Moreover, some states and local governments have adopted, and other states and local governments are considering adopting, regulations that could restrict hydraulic stimulation in certain circumstances or otherwise impose enhanced permitting, fluid disclosure, or well construction requirements on hydraulic stimulation activities. For example, in Colorado, there have been several initiatives underway to limit or ban crude oil and natural gas exploration, development or operations. In April 2019, Colorado adopted Senate Bill 19-181 (“SB 181”), which makes sweeping changes in Colorado oil and gas law, including, among other matters, requiring the Colorado Oil and Gas Conservation Commission (“COGCC”) to prioritize public health and environmental concerns in its decisions, instructing the COGCC to adopt rules to minimize emissions of methane and other air contaminants, and delegating considerable new authority to local governments to regulate surface impacts. Some local communities have adopted additional restrictions for oil and gas activities, such as requiring greater setbacks, and other groups have sought a cessation of permit issuances entirely until the COGCC publishes new rules in keeping with SB 181. Additionally, activist groups have submitted new ballot proposals for the 2020 election year, including proposals for increased drilling setbacks and increased bonding requirements. Separately, in California, Assembly Bill 345 was introduced but failed to advance in the California Legislature to impose a statewide setback distance of 2,500 feet between certain oil and natural gas operations and residences, schools and healthcare facilities. In January 2020, the State Assembly passed an amended version of AB 345 that, if passed by the State Senate and signed by the Governor, would require CalGEM, to adopt a land use setback in its rulemaking by July 2022. As amended, the bill no longer specifies a mandatory setback distance, but would require CalGEM to consider a 2,500 foot setback as well as enhanced monitoring and maintenance requirements.

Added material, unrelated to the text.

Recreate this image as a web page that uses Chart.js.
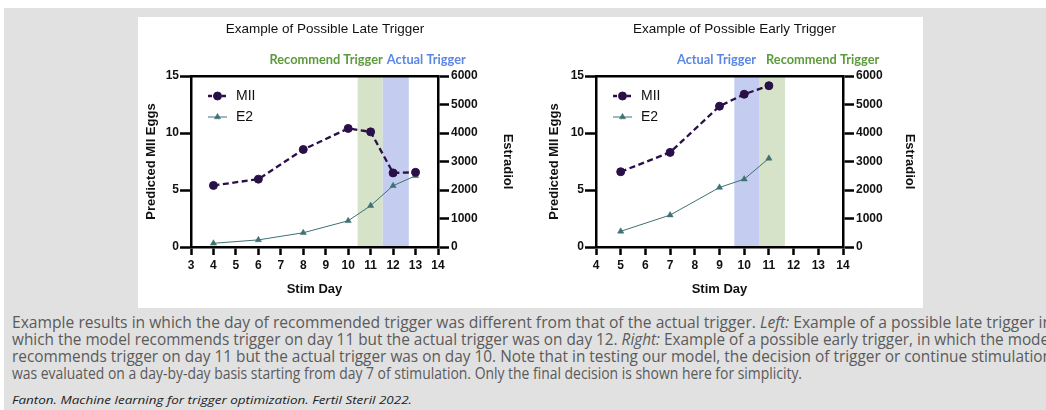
<!DOCTYPE html>
<html>
<head>
<meta charset="utf-8">
<script src="https://cdn.jsdelivr.net/npm/chart.js@4.4.1/dist/chart.umd.min.js"></script>
<style>
  html, body { margin: 0; padding: 0; background: #fff; width: 1046px; height: 410px; overflow: hidden; }
  #bg { position: absolute; left: 4px; top: 8px; right: 0; bottom: 0; background: #e1e1e1; }
  #panel { position: absolute; left: 138px; top: 17px; width: 785px; height: 291px; background: #fff; }
  #panel canvas { position: absolute; top: 0; }
  .cap { position: absolute; left: 12px; white-space: nowrap; font-family: 'Open Sans', sans-serif;
         font-size: 15.5px; line-height: 17px; color: #5a5a5a; transform-origin: 0 50%; }
  .cite { font-style: italic; font-size: 11.5px; line-height: 14px; color: #222; }
</style>
</head>
<body>
<div id="bg"></div>
<div id="panel">
  <canvas id="lateChart" width="385" height="291" style="left:0"></canvas>
  <canvas id="earlyChart" width="400" height="291" style="left:385px"></canvas>
</div>
<div class="cap" style="top:314px" data-w="1040">Example results in which the day of recommended trigger was different from that of the actual trigger. <i>Left:</i> Example of a possible late trigger in</div>
<div class="cap" style="top:331px" data-w="1041">which the model recommends trigger on day 11 but the actual trigger was on day 12. <i>Right:</i> Example of a possible early trigger, in which the model</div>
<div class="cap" style="top:347.5px" data-w="1040">recommends trigger on day 11 but the actual trigger was on day 10. Note that in testing our model, the decision of trigger or continue stimulation</div>
<div class="cap" style="top:364.5px" data-w="790">was evaluated on a day-by-day basis starting from day 7 of stimulation. Only the final decision is shown here for simplicity.</div>
<div class="cap cite" style="top:393px" data-w="400">Fanton. Machine learning for trigger optimization. Fertil Steril 2022.</div>

<script>
  // late trigger example (left)
  const daysLate = [4, 6, 8, 10, 11, 12, 13];
  const miiLate = [5.4, 5.95, 8.55, 10.4, 10.1, 6.5, 6.55];
  const e2Late = [130, 250, 500, 920, 1450, 2150, 2500];
  const recommendLate = [10.42, 11.54];
  const actualLate = [11.54, 12.7];

  // early trigger example (right)
  const daysEarly = [5, 7, 9, 10, 11];
  const miiEarly = [6.6, 8.3, 12.35, 13.4, 14.15];
  const e2Early = [550, 1120, 2090, 2380, 3110];
  const actualEarly = [9.6, 10.6];
  const recommendEarly = [10.6, 11.65];

  // axis limits
  const dayMax = 14;
  const miiMax = 15;
  const e2Max = 6000;

  const PURPLE = '#2a1048';
  const TEAL = '#3f7073';
  const GREEN_BAND = '#d6e3c9';
  const BLUE_BAND = '#c4cdf0';
  const GREEN_TXT = '#5d9a3c';
  const BLUE_TXT = '#5a86e6';

  Chart.defaults.font.family = "'Liberation Sans', Arial, Helvetica, sans-serif";
  Chart.defaults.color = '#111';

  // fit caption lines to the widths in the reference
  document.querySelectorAll('.cap').forEach(el => {
    const w = el.getBoundingClientRect().width;
    el.style.transform = 'scaleX(' + (el.dataset.w / w) + ')';
  });

  const pts = (xs, ys) => xs.map((x, i) => ({x: x, y: ys[i]}));

  // shaded trigger days + their labels above the plot
  function makeBands(items) {
    return {
      id: 'bands',
      beforeDraw(chart) {
        const {ctx, chartArea: a, scales: {x}} = chart;
        ctx.save();
        items.forEach(b => {
          const x1 = x.getPixelForValue(b.range[0]);
          const x2 = x.getPixelForValue(b.range[1]);
          ctx.fillStyle = b.color;
          ctx.fillRect(x1, a.top, x2 - x1, a.bottom - a.top);
          ctx.font = "bold 12.8px Lato, 'Liberation Sans', sans-serif";
          ctx.fillStyle = b.textColor;
          ctx.textBaseline = 'middle';
          ctx.textAlign = b.align;
          const tx = b.align === 'right' ? x2 + b.dx : x1 + b.dx;
          ctx.fillText(b.text, tx, a.top - 16.5);
        });
        ctx.restore();
      }
    };
  }

  // legend sitting in the top-left of the plot
  const insideLegend = {
    id: 'insideLegend',
    afterDatasetsDraw(chart) {
      const {ctx, chartArea: a} = chart;
      chart.data.datasets.forEach((ds, i) => {
        const y = a.top + 20 + i * 21;
        const x0 = a.left + 17, x1 = a.left + 36;
        ctx.save();
        ctx.strokeStyle = ds.borderColor;
        ctx.lineWidth = ds.borderWidth;
        ctx.setLineDash(ds.legendDash || []);
        ctx.beginPath();
        ctx.moveTo(x0, y);
        ctx.lineTo(x1, y);
        ctx.stroke();
        ctx.setLineDash([]);
        ctx.fillStyle = ds.pointBackgroundColor;
        ctx.strokeStyle = ds.pointBorderColor;
        ctx.lineWidth = ds.pointBorderWidth;
        Chart.helpers.drawPoint(ctx, {pointStyle: ds.pointStyle, radius: ds.pointRadius, borderWidth: ds.pointBorderWidth, rotation: 0}, (x0 + x1) / 2, y);
        ctx.font = "14px 'Liberation Sans', Arial, sans-serif";
        ctx.fillStyle = '#111';
        ctx.textAlign = 'left';
        ctx.textBaseline = 'middle';
        ctx.fillText(ds.label, a.left + 45, y);
        ctx.restore();
      });
    }
  };

  function buildChart(id, o) {
    const tickFont = {weight: 'bold', size: 12};
    const titleFont = {weight: 'bold', size: 13};
    const line = {color: '#000', width: 2.5};
    const plain = {useGrouping: false};
    const grid = len => ({display: true, drawOnChartArea: false, drawTicks: true, tickLength: len,
                          tickWidth: 2.5, tickColor: '#000', color: '#000'});
    return new Chart(document.getElementById(id), {
      type: 'line',
      data: {
        datasets: [{
          label: 'MII',
          data: pts(o.days, o.mii),
          yAxisID: 'y',
          borderColor: PURPLE,
          backgroundColor: PURPLE,
          borderWidth: 2.3,
          borderDash: [6, 3.5],
          legendDash: [4, 3],
          pointStyle: 'circle',
          pointRadius: 4,
          pointBorderWidth: 1,
          pointBackgroundColor: PURPLE,
          pointBorderColor: PURPLE
        }, {
          label: 'E2',
          data: pts(o.days, o.e2),
          yAxisID: 'y2',
          borderColor: TEAL,
          backgroundColor: TEAL,
          borderWidth: 1,
          pointStyle: 'triangle',
          pointRadius: 3.6,
          pointBorderWidth: 0.5,
          pointBackgroundColor: TEAL,
          pointBorderColor: TEAL
        }]
      },
      options: {
        responsive: false,
        animation: false,
        events: [],
        layout: {padding: {left: o.padL, right: o.padR, top: 0, bottom: 0}},
        plugins: {
          legend: {display: false},
          tooltip: {enabled: false},
          title: {
            display: true,
            text: o.title,
            font: {size: 13.5, weight: 'normal'},
            color: '#111',
            padding: {top: 4, bottom: 38.8}
          }
        },
        scales: {
          x: {
            type: 'linear', position: 'bottom', min: o.xMin, max: dayMax,
            ticks: {stepSize: 1, font: tickFont, color: '#111', padding: 3, format: plain},
            grid: grid(8), border: line,
            title: {display: true, text: 'Stim Day', font: titleFont, color: '#111', padding: {top: 0, bottom: 11}},
            afterFit: s => { s.height = 61; }
          },
          xTop: {
            type: 'linear', position: 'top', min: o.xMin, max: dayMax,
            ticks: {display: false}, grid: {display: false}, border: line,
            afterFit: s => { s.height = 0; }
          },
          y: {
            type: 'linear', position: 'left', min: 0, max: miiMax,
            ticks: {stepSize: 5, font: tickFont, color: '#111', padding: 1, format: plain},
            grid: grid(11), border: line,
            title: {display: true, text: 'Predicted MII Eggs', font: titleFont, color: '#111', padding: {top: o.yTitlePad}},
            afterFit: s => { s.width = o.yW; }
          },
          y2: {
            type: 'linear', position: 'right', min: 0, max: e2Max,
            ticks: {stepSize: 1000, font: tickFont, color: '#111', padding: 2, format: plain},
            grid: grid(11), border: line,
            title: {display: true, text: 'Estradiol', font: titleFont, color: '#111', padding: {top: o.y2TitlePad}},
            afterFit: s => { s.width = o.y2W; }
          }
        }
      },
      plugins: [makeBands(o.bands), insideLegend]
    });
  }

  buildChart('lateChart', {
    title: 'Example of Possible Late Trigger',
    days: daysLate, mii: miiLate, e2: e2Late, xMin: 3,
    padL: 0, padR: 11, yW: 53, y2W: 74, yTitlePad: 6, y2TitlePad: -3,
    bands: [
      {range: recommendLate, color: GREEN_BAND, text: 'Recommend Trigger', textColor: GREEN_TXT, align: 'right', dx: 0},
      {range: actualLate, color: BLUE_BAND, text: 'Actual Trigger', textColor: BLUE_TXT, align: 'left', dx: 4}
    ]
  });

  buildChart('earlyChart', {
    title: 'Example of Possible Early Trigger',
    days: daysEarly, mii: miiEarly, e2: e2Early, xMin: 4,
    padL: 23, padR: 0, yW: 50, y2W: 80, yTitlePad: 1, y2TitlePad: 5.5,
    bands: [
      {range: actualEarly, color: BLUE_BAND, text: 'Actual Trigger', textColor: BLUE_TXT, align: 'right', dx: -3},
      {range: recommendEarly, color: GREEN_BAND, text: 'Recommend Trigger', textColor: GREEN_TXT, align: 'left', dx: 7}
    ]
  });
</script>
</body>
</html>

As described above, the regulation or prohibition of hydraulic stimulation is the subject of significant political activity in a number of jurisdictions, some of which have resulted in tighter regulation including recognition of local government authority to implement such restrictions. Many of these restrictions are being challenged in court cases. If new laws or regulations that significantly restrict hydraulic stimulation are adopted, such laws could make it more difficult or costly for us to perform work to stimulate production from tight formations or otherwise impact the value of our assets. In addition, any such added regulation could lead to operational delays, increased operating costs and additional regulatory burdens, and reduced production of oil and natural gas, which could adversely affect our revenues, results of operations and net cash provided by operating activities.
Additionally, hydraulic stimulation operations require large volumes of water. Our inability to locate sufficient amounts of water or dispose of or recycle water used in our drilling and production operations, could adversely impact our operations. Drought conditions, competing water uses, and other physical disruptions to our access to water could adversely affect our operations. Moreover, new environmental initiatives and regulations could include restrictions on our ability to conduct certain operations such as hydraulic stimulation or disposal of waste, including but not limited to produced water, drilling fluids and other wastes associated with the development or production of natural gas.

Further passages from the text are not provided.